Fun Facts we learnt at the Lesidi Cultural Village :-
Lesidi means "light" and the Cultural Centre was named because of a tribal king who hid his people in the mountains when the Zulu's were coming to raid his village, when the Zulu's saw they were in the hills they charged up the hill where the king got his men to roll boulders down at them. The Zulu's failed to kill any of the hill's tribe and in the morning the king greeted the sun by saying thank you for the light.
The doors are deliberately made really low for two reasons
1: To show respect for the people inside you are forced to bow your head.
2: If the enemy came in you could lop off their heads whilst they were looking down.

The women would sit / sleep on the right hand side, men to the left hand side of the huts.  Your probably wondering why round about now, well it's really simple this was because the doors open inwards to the right and so if the hut was attacked the door would shield the women and then men could better protect the women.

As it turns out women are very very valuable in South Africa, each one is worth between 10 - 13 cows. Paid by the groom to his father in law as the dowry, each cow is worth 10,000 Rand, approximately $990.
South African Tradition mandates that you can never raise a weapon against a women. this is important because one of the tribes was defeated by the British and Scottish Army. The story goes that the British had the Scottish soldiers out front wearing kilts and the warriors thought that they were women because of the kilts and therefore would not fight them, as a result they were defeated. Now that tribe wears kilts to remind them of the trickery which caused their defeat.We then had a traditional dancing show by the 5 tribes, hard to describe but very energetic and entertaining. The Zulu's kicked off the dancing and right at the end of each male performers dance he would fall down, when the first dancer fell down we thought it was an accident. Turns out we were horribly wrong, it was all part of the performance, the falling down represented the Zulu warrior being struck down by his enemy in battle. Later in the show the Zulu women came out and did the most amazing high octane dance performance I've ever seen, lots of high leg kicks and even a couple of forward and backwards rolls. The big finale ended with the Zulu warriors falling down and the women standing over them, I can hear you saying that's kind of strange...at least that's what I was thinking!!! But alas the host explained it for us, remember the rule about never raising a weapon to a women.
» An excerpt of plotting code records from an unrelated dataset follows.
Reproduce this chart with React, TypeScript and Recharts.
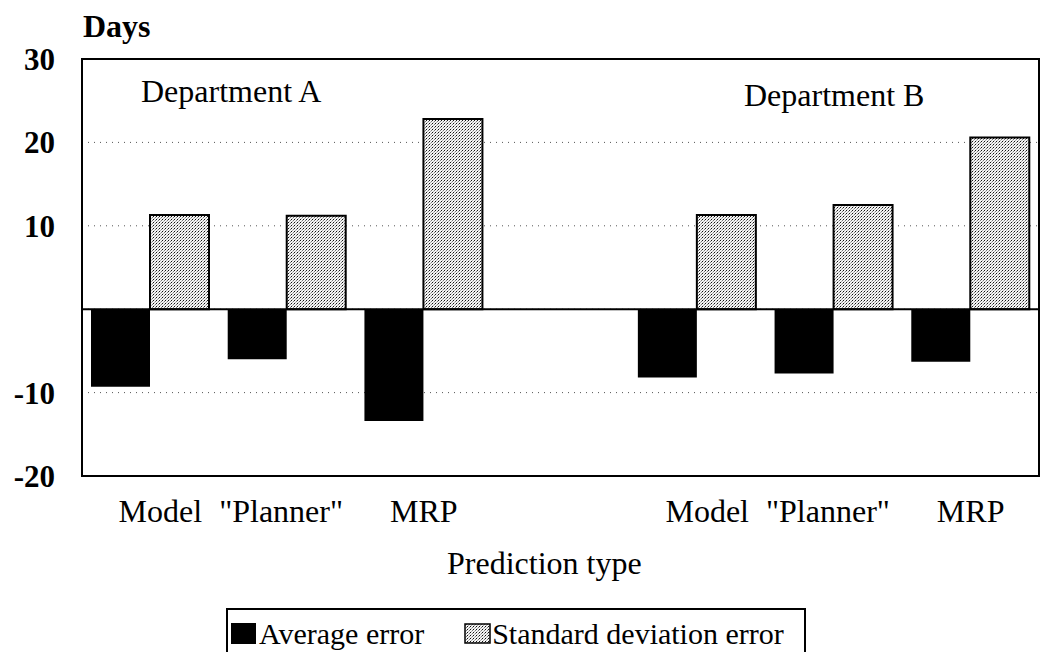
import React from "react";
import {
  Bar,
  BarChart,
  CartesianGrid,
  Legend,
  ReferenceArea,
  ReferenceLine,
  XAxis,
  YAxis,
} from "recharts";

const categories = ["Model", '"Planner"', "MRP", "", "Model", '"Planner"', "MRP"];
const averageError = [-9.3, -6.0, -13.4, null, -8.2, -7.7, -6.3];
const stdDevError = [11.3, 11.2, 22.8, null, 11.3, 12.5, 20.6];
const yTicks = [-20, -10, 0, 10, 20, 30];

const data = categories.map((label, i) => ({
  id: `c${i}`,
  label,
  avg: averageError[i],
  sd: stdDevError[i],
}));

const FONT = '"Liberation Serif", "Times New Roman", serif';
const W = 1041;
const H = 652;

// nudges so the label pairs sit like in the scan
const tickShift: Record<string, number> = { Model: 10, '"Planner"': -6 };

function XTick(props: any) {
  const { x, y, payload } = props;
  const idx = data.findIndex((d) => d.id === payload.value);
  const label = idx >= 0 ? data[idx].label : "";
  return (
    <text
      x={x + (tickShift[label] ?? 0)}
      y={y}
      dy="0.71em"
      textAnchor="middle"
      fontFamily={FONT}
      fontSize={32}
      fill="#000"
    >
      {label}
    </text>
  );
}

function Swatch({ kind }: { kind: "avg" | "sd" }) {
  return (
    <svg width={27} height={22} style={{ display: "block", flexShrink: 0 }}>
      {kind === "avg" ? (
        <rect x={0} y={0} width={25} height={21} fill="#000" />
      ) : (
        <rect x={1} y={1} width={25} height={19} fill="url(#stipple)" stroke="#000" strokeWidth={1.5} />
      )}
    </svg>
  );
}

function LegendBox() {
  const item = { display: "flex", alignItems: "center", gap: 1, flexShrink: 0, whiteSpace: "nowrap" } as const;
  return (
    <div
      style={{
        boxSizing: "border-box",
        width: 580,
        height: 70,
        borderTop: "2px solid #000",
        borderLeft: "2px solid #000",
        borderRight: "2px solid #000",
        display: "flex",
        alignItems: "flex-start",
        paddingTop: 9,
        paddingLeft: 3,
        gap: 40,
        fontFamily: FONT,
        fontSize: 30,
        lineHeight: "30px",
        color: "#000",
      }}
    >
      <div style={item}>
        <Swatch kind="avg" />
        <span>Average error</span>
      </div>
      <div style={item}>
        <Swatch kind="sd" />
        <span>Standard deviation error</span>
      </div>
    </div>
  );
}

const textStyle = {
  position: "absolute",
  fontFamily: FONT,
  fontSize: 32,
  lineHeight: "32px",
  color: "#000",
  whiteSpace: "nowrap",
} as const;

export default function App() {
  return (
    <div
      style={{
        position: "absolute",
        left: 0,
        top: 0,
        width: W,
        height: H,
        overflow: "hidden",
        background: "#fff",
      }}
    >
      <svg width={0} height={0} style={{ position: "absolute" }}>
        <defs>
          <pattern id="stipple" width={3} height={3} patternUnits="userSpaceOnUse">
            <rect width={3} height={3} fill="#f4f4f4" />
            <rect x={0} y={0} width={1} height={1} fill="#111" />
            <rect x={2} y={1} width={1} height={1} fill="#777" />
            <rect x={1} y={2} width={1} height={1} fill="#aaa" />
          </pattern>
        </defs>
      </svg>
      <BarChart
        width={W}
        height={H}
        data={data}
        margin={{ top: 59, right: 2, bottom: 116, left: 0 }}
        barCategoryGap={9}
        barGap={0}
      >
        <CartesianGrid vertical={false} stroke="#555" strokeDasharray="1 5" />
        <XAxis
          dataKey="id"
          axisLine={false}
          tickLine={false}
          tickSize={0}
          tickMargin={23}
          height={60}
          interval={0}
          tick={<XTick />}
        />
        <YAxis
          domain={[-20, 30]}
          ticks={yTicks}
          width={82}
          axisLine={false}
          tickLine={false}
          tickSize={0}
          tickMargin={27}
          tickFormatter={(v: number) => (v === 0 ? "" : String(v))}
          tick={{ fontFamily: FONT, fontSize: 31, fontWeight: "bold", fill: "#000" }}
        />
        <Bar dataKey="avg" name="Average error" fill="#000" isAnimationActive={false} />
        <Bar
          dataKey="sd"
          name="Standard deviation error"
          fill="url(#stipple)"
          stroke="#000"
          strokeWidth={2}
          isAnimationActive={false}
        />
        <ReferenceLine y={0} stroke="#000" strokeWidth={2} />
        <ReferenceArea y1={-20} y2={30} fill="none" stroke="#000" strokeWidth={2} ifOverflow="visible" />
        <Legend
          layout="horizontal"
          align="center"
          verticalAlign="middle"
          content={() => <LegendBox />}
          wrapperStyle={{ position: "absolute", left: 226, top: 608, width: 580, height: 70 }}
        />
      </BarChart>
      <div style={{ ...textStyle, left: 83, top: 10, fontWeight: "bold" }}>Days</div>
      <div style={{ ...textStyle, left: 141, top: 75 }}>Department A</div>
      <div style={{ ...textStyle, left: 744, top: 79 }}>Department B</div>
      <div style={{ ...textStyle, left: 447, top: 547 }}>Prediction type</div>
    </div>
  );
}
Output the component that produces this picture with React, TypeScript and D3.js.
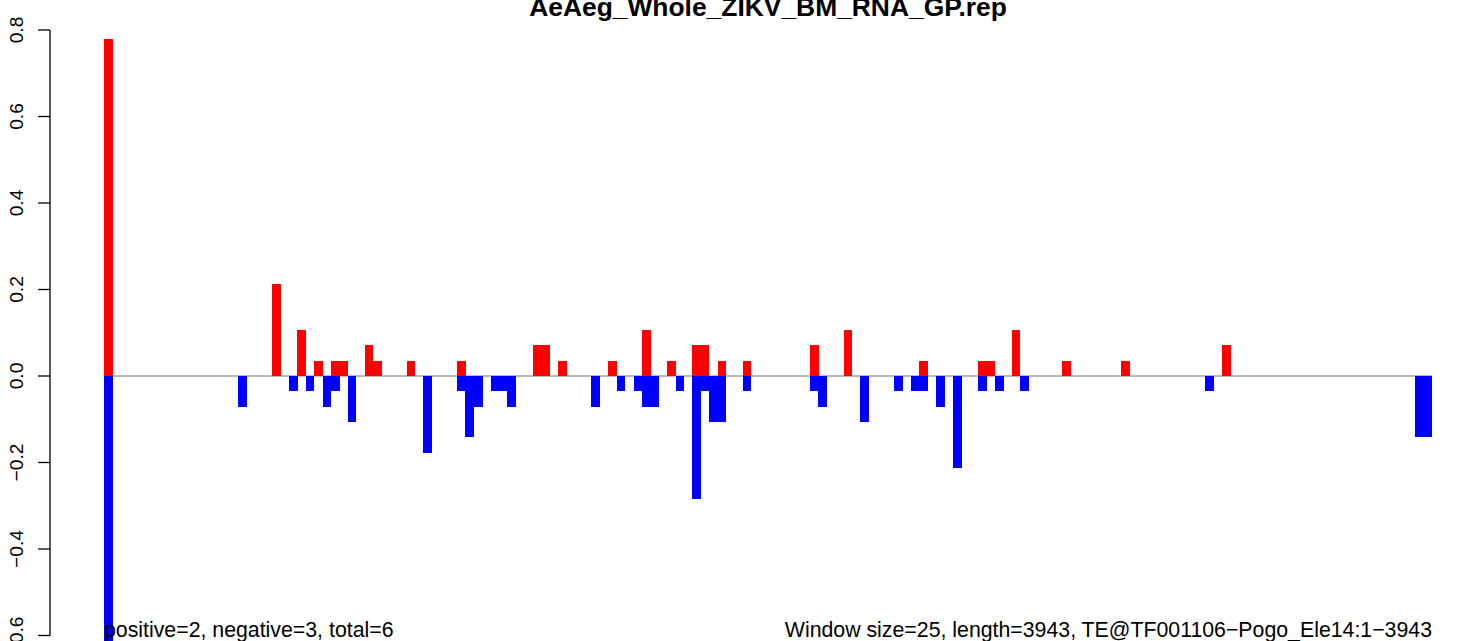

As it turns out the women were being quite clever, because they were covering their wounded warrior the enemy could not kill them because the women were protecting them. Like I said very clever!!!, now I know I can legitimately use Lisa as a human shield.

We then had a great dinner and the whole Lesedi Village Cultural experience cost us about $40 each, bargain.

Because we had an early start back out this way the next day we decided to do a recce to the Ann van Dyke Cheetah Park, primarily because finding places in this region is hard work. We found it after a bit of work with the help of Tom Tom, but what we didn't anticipate was the incredibly scary drive back, in fact I was more concerned driving back to the hotel than I was when we took the scenic route to the Rhino & Lion Reserve via the township. (no I haven't let go of that yet) The roads were barely wide enough to keep all the wheels on what would loosely be described as a bitumen road, potholes the size of the Great Rift Valley. (I'm going with the African metaphors) No street lights, high risk high jacking zones (yes that's right high risk jacking zones) ohh and don't forget the "Surprise" in zero meters its a 4 way stop sign. White knuckle edge of your seat adventure, you bet!!!